Преподаватели больше следили за моей фоторепортажной деятельностью и поддерживали меня в этом направлении. Но я не помню, чтобы они вообще как-то наблюдали за моими творческими работами. Я выкладывал фотографии у себя в группе «ВКонтакте», особой обратной связи не получал. Были подруги-одногруппницы, которые меня поддерживали. Мне, скорее, было важно «зайти» в профессиональную среду и получить отзывы от других художников.
Спустя семь-восемь лет можешь ли ты сказать, нужна ли была тебе тогда поддержка, например, от родителей?

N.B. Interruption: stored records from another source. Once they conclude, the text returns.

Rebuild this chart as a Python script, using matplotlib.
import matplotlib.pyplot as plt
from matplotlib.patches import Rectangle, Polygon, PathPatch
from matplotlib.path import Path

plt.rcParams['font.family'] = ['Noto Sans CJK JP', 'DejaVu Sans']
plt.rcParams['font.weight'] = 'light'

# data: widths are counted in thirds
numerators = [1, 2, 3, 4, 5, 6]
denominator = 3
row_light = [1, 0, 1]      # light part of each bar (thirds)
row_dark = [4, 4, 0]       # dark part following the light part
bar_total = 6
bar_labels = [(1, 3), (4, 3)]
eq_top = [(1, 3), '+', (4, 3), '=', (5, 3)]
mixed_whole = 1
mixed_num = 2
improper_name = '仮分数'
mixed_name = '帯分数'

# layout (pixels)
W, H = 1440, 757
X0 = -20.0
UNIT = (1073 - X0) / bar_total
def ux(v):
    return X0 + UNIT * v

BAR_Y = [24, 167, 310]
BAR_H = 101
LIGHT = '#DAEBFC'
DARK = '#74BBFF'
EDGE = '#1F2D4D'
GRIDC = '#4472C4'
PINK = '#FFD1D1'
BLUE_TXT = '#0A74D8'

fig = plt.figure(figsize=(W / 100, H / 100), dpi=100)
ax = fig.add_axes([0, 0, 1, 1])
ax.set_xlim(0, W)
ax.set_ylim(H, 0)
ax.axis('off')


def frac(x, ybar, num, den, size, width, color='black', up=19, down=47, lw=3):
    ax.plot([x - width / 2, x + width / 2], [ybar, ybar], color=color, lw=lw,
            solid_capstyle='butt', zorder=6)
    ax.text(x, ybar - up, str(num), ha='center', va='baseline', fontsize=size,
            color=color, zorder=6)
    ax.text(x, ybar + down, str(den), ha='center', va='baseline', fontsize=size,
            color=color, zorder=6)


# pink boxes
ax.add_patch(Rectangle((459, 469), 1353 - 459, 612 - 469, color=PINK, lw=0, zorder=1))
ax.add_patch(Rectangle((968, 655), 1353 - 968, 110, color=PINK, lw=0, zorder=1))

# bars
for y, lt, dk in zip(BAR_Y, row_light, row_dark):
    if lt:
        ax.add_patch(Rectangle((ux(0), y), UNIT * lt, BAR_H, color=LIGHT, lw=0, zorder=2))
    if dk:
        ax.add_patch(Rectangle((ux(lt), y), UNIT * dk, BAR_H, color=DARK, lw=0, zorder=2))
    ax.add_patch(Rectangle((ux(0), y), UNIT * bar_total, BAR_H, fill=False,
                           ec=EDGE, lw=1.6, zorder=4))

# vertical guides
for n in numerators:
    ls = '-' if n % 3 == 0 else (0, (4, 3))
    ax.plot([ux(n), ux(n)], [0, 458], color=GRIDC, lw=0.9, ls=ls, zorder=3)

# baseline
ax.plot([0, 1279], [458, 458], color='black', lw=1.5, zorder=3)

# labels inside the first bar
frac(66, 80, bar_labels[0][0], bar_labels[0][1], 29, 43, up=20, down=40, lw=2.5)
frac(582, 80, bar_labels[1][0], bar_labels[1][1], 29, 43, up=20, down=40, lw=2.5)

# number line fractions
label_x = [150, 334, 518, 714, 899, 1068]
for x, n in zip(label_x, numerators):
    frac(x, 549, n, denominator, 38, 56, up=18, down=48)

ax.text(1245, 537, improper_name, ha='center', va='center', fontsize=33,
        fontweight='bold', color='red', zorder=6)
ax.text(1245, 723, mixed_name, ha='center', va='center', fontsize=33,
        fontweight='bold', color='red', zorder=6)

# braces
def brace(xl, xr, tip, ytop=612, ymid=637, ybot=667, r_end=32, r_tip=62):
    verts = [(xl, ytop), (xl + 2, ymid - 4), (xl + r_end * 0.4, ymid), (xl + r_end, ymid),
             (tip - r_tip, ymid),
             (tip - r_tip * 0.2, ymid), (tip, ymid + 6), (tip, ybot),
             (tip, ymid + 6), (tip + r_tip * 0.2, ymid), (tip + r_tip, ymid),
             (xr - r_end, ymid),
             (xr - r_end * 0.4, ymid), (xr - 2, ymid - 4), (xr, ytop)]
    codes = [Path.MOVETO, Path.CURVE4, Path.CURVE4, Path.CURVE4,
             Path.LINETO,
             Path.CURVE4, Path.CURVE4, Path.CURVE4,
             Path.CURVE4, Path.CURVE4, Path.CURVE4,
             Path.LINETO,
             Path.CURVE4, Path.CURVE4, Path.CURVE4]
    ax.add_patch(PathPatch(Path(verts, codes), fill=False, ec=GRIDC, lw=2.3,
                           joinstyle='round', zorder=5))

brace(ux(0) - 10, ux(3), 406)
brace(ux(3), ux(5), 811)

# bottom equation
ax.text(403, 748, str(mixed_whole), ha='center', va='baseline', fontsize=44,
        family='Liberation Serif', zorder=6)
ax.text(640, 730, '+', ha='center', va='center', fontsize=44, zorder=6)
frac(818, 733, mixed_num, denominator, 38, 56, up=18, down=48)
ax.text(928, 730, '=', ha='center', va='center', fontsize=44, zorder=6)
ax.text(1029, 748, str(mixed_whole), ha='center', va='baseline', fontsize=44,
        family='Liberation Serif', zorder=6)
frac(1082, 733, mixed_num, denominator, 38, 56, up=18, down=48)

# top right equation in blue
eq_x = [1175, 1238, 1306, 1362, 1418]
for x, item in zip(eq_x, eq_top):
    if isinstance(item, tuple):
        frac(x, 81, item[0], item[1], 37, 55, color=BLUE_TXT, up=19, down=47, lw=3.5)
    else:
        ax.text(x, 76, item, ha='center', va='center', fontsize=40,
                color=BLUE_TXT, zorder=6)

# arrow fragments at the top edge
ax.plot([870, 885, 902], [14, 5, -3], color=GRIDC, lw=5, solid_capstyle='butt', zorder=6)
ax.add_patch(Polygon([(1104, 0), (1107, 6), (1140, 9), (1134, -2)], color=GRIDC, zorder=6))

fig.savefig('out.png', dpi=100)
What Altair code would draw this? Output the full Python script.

Думаю, да: как моральная, так и физическая. Но сейчас я осознаю, что мои родители — те же зрители, которые в праве не понимать, что я делаю. Родственники переживали что, работа в музеях не такая высокооплачиваемая, как, например, в IT-сфере. Спустя время они приняли то, что я делаю: родители стараются по возможности приходить на выставки, где я выступаю музейным куратором.
«Это был ноябрь: мы с моим другом Мишей Гунько поплыли на “Омике” в Рождествено рыть промерзлую землю»
Расскажи, что было после выпуска из университета?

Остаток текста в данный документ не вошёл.